- Your goal:
Transcribe the entries exactly; images are not part of the copy.

- Collected data entries:
===
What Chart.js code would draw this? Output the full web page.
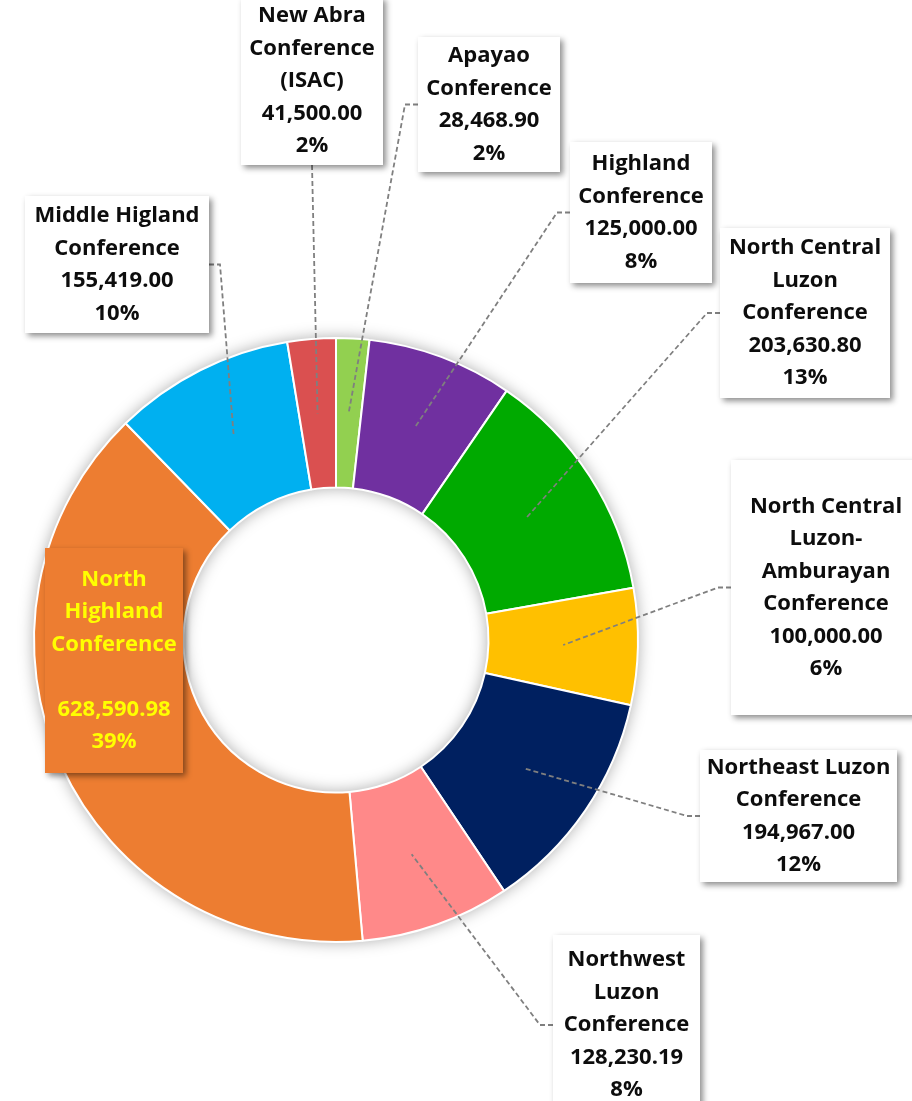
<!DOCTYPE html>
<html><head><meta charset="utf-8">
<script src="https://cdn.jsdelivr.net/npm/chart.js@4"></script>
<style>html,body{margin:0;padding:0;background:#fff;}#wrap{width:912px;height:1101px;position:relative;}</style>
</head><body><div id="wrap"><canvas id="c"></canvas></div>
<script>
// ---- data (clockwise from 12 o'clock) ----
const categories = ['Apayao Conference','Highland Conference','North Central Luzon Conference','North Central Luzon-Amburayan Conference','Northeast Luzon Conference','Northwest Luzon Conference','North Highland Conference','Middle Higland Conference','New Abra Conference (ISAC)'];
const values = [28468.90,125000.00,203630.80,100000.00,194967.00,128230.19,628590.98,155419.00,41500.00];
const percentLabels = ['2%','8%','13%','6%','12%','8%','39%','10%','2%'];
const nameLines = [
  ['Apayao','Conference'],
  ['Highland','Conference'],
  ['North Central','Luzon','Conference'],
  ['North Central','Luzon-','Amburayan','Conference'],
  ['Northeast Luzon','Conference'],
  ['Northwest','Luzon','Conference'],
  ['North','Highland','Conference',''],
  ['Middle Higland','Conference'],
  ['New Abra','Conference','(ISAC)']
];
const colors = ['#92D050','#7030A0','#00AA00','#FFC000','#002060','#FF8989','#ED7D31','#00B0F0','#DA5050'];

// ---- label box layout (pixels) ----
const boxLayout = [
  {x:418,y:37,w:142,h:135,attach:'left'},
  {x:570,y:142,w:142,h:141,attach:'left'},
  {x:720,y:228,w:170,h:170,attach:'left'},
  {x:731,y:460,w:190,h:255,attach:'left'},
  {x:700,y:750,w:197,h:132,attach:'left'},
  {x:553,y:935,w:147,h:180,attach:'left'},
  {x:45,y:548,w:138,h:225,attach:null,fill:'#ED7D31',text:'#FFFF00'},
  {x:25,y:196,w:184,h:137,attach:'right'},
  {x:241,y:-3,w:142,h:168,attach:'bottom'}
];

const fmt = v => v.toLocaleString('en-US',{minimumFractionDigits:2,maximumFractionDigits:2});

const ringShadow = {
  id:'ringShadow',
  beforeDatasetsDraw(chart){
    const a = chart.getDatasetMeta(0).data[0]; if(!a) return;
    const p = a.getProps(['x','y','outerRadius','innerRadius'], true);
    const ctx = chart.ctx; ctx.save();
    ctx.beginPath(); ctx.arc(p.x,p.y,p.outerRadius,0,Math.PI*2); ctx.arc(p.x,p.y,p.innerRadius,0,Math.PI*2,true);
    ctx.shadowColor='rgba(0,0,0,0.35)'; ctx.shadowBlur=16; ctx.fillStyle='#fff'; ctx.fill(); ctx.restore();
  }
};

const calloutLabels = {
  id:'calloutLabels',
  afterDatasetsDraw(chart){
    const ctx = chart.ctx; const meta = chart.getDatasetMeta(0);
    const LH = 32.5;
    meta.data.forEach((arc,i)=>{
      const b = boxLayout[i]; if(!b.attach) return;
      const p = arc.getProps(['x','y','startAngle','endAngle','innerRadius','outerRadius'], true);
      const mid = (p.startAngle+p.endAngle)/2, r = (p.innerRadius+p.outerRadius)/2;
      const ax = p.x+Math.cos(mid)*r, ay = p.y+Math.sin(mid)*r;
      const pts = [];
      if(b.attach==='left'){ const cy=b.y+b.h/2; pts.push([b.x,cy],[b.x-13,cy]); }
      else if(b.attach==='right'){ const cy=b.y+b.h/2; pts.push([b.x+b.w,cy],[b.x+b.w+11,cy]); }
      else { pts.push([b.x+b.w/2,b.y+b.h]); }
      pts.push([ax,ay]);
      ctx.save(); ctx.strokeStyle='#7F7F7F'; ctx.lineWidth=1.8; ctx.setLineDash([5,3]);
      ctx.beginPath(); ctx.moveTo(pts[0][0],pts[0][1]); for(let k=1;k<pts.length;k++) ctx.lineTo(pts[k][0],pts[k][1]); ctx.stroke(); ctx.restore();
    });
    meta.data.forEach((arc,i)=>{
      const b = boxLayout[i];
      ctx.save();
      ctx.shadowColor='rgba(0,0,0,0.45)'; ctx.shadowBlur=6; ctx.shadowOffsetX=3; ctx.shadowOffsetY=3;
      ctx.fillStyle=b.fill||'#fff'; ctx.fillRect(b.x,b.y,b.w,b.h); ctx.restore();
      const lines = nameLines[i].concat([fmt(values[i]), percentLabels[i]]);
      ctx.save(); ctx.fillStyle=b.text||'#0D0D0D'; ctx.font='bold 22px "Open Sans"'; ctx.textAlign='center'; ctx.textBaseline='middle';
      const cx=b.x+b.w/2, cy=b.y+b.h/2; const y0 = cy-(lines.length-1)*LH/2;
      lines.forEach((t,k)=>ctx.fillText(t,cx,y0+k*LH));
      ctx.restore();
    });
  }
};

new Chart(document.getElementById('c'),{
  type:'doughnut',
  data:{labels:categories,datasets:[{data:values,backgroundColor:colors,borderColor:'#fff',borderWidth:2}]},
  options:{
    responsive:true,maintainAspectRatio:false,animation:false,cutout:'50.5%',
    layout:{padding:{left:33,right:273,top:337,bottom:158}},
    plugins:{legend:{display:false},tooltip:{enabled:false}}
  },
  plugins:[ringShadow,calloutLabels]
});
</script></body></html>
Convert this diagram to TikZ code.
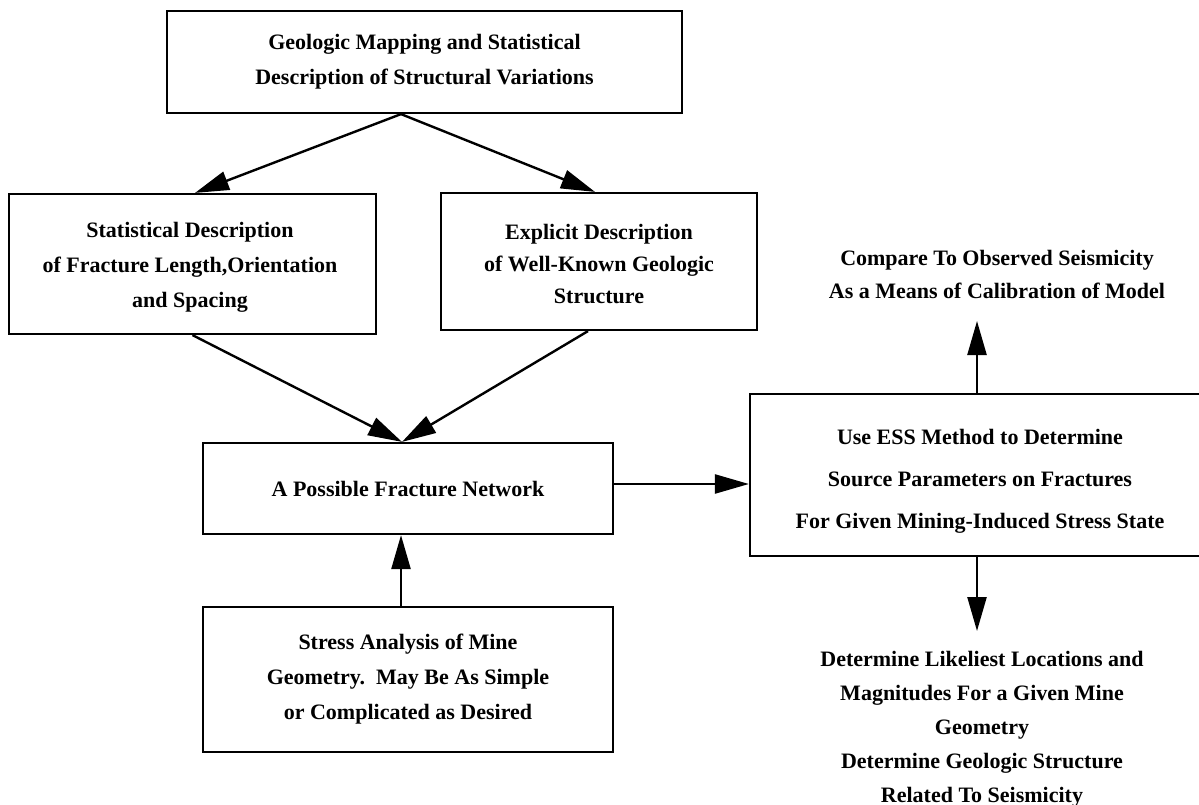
===
- Solution:
What Chart.js code would draw this? Output the full web page.
<!DOCTYPE html>
<html><head><meta charset="utf-8">
<script src="https://cdn.jsdelivr.net/npm/chart.js@4"></script>
<style>html,body{margin:0;padding:0;background:#fff;}#wrap{width:912px;height:1101px;position:relative;}</style>
</head><body><div id="wrap"><canvas id="c"></canvas></div>
<script>
// ---- data (clockwise from 12 o'clock) ----
const categories = ['Apayao Conference','Highland Conference','North Central Luzon Conference','North Central Luzon-Amburayan Conference','Northeast Luzon Conference','Northwest Luzon Conference','North Highland Conference','Middle Higland Conference','New Abra Conference (ISAC)'];
const values = [28468.90,125000.00,203630.80,100000.00,194967.00,128230.19,628590.98,155419.00,41500.00];
const percentLabels = ['2%','8%','13%','6%','12%','8%','39%','10%','2%'];
const nameLines = [
  ['Apayao','Conference'],
  ['Highland','Conference'],
  ['North Central','Luzon','Conference'],
  ['North Central','Luzon-','Amburayan','Conference'],
  ['Northeast Luzon','Conference'],
  ['Northwest','Luzon','Conference'],
  ['North','Highland','Conference',''],
  ['Middle Higland','Conference'],
  ['New Abra','Conference','(ISAC)']
];
const colors = ['#92D050','#7030A0','#00AA00','#FFC000','#002060','#FF8989','#ED7D31','#00B0F0','#DA5050'];

// ---- label box layout (pixels) ----
const boxLayout = [
  {x:418,y:37,w:142,h:135,attach:'left'},
  {x:570,y:142,w:142,h:141,attach:'left'},
  {x:720,y:228,w:170,h:170,attach:'left'},
  {x:731,y:460,w:190,h:255,attach:'left'},
  {x:700,y:750,w:197,h:132,attach:'left'},
  {x:553,y:935,w:147,h:180,attach:'left'},
  {x:45,y:548,w:138,h:225,attach:null,fill:'#ED7D31',text:'#FFFF00'},
  {x:25,y:196,w:184,h:137,attach:'right'},
  {x:241,y:-3,w:142,h:168,attach:'bottom'}
];

const fmt = v => v.toLocaleString('en-US',{minimumFractionDigits:2,maximumFractionDigits:2});

const ringShadow = {
  id:'ringShadow',
  beforeDatasetsDraw(chart){
    const a = chart.getDatasetMeta(0).data[0]; if(!a) return;
    const p = a.getProps(['x','y','outerRadius','innerRadius'], true);
    const ctx = chart.ctx; ctx.save();
    ctx.beginPath(); ctx.arc(p.x,p.y,p.outerRadius,0,Math.PI*2); ctx.arc(p.x,p.y,p.innerRadius,0,Math.PI*2,true);
    ctx.shadowColor='rgba(0,0,0,0.35)'; ctx.shadowBlur=16; ctx.fillStyle='#fff'; ctx.fill(); ctx.restore();
  }
};

const calloutLabels = {
  id:'calloutLabels',
  afterDatasetsDraw(chart){
    const ctx = chart.ctx; const meta = chart.getDatasetMeta(0);
    const LH = 32.5;
    meta.data.forEach((arc,i)=>{
      const b = boxLayout[i]; if(!b.attach) return;
      const p = arc.getProps(['x','y','startAngle','endAngle','innerRadius','outerRadius'], true);
      const mid = (p.startAngle+p.endAngle)/2, r = (p.innerRadius+p.outerRadius)/2;
      const ax = p.x+Math.cos(mid)*r, ay = p.y+Math.sin(mid)*r;
      const pts = [];
      if(b.attach==='left'){ const cy=b.y+b.h/2; pts.push([b.x,cy],[b.x-13,cy]); }
      else if(b.attach==='right'){ const cy=b.y+b.h/2; pts.push([b.x+b.w,cy],[b.x+b.w+11,cy]); }
      else { pts.push([b.x+b.w/2,b.y+b.h]); }
      pts.push([ax,ay]);
      ctx.save(); ctx.strokeStyle='#7F7F7F'; ctx.lineWidth=1.8; ctx.setLineDash([5,3]);
      ctx.beginPath(); ctx.moveTo(pts[0][0],pts[0][1]); for(let k=1;k<pts.length;k++) ctx.lineTo(pts[k][0],pts[k][1]); ctx.stroke(); ctx.restore();
    });
    meta.data.forEach((arc,i)=>{
      const b = boxLayout[i];
      ctx.save();
      ctx.shadowColor='rgba(0,0,0,0.45)'; ctx.shadowBlur=6; ctx.shadowOffsetX=3; ctx.shadowOffsetY=3;
      ctx.fillStyle=b.fill||'#fff'; ctx.fillRect(b.x,b.y,b.w,b.h); ctx.restore();
      const lines = nameLines[i].concat([fmt(values[i]), percentLabels[i]]);
      ctx.save(); ctx.fillStyle=b.text||'#0D0D0D'; ctx.font='bold 22px "Open Sans"'; ctx.textAlign='center'; ctx.textBaseline='middle';
      const cx=b.x+b.w/2, cy=b.y+b.h/2; const y0 = cy-(lines.length-1)*LH/2;
      lines.forEach((t,k)=>ctx.fillText(t,cx,y0+k*LH));
      ctx.restore();
    });
  }
};

new Chart(document.getElementById('c'),{
  type:'doughnut',
  data:{labels:categories,datasets:[{data:values,backgroundColor:colors,borderColor:'#fff',borderWidth:2}]},
  options:{
    responsive:true,maintainAspectRatio:false,animation:false,cutout:'50.5%',
    layout:{padding:{left:33,right:273,top:337,bottom:158}},
    plugins:{legend:{display:false},tooltip:{enabled:false}}
  },
  plugins:[ringShadow,calloutLabels]
});
</script></body></html>
Convert this diagram to TikZ code.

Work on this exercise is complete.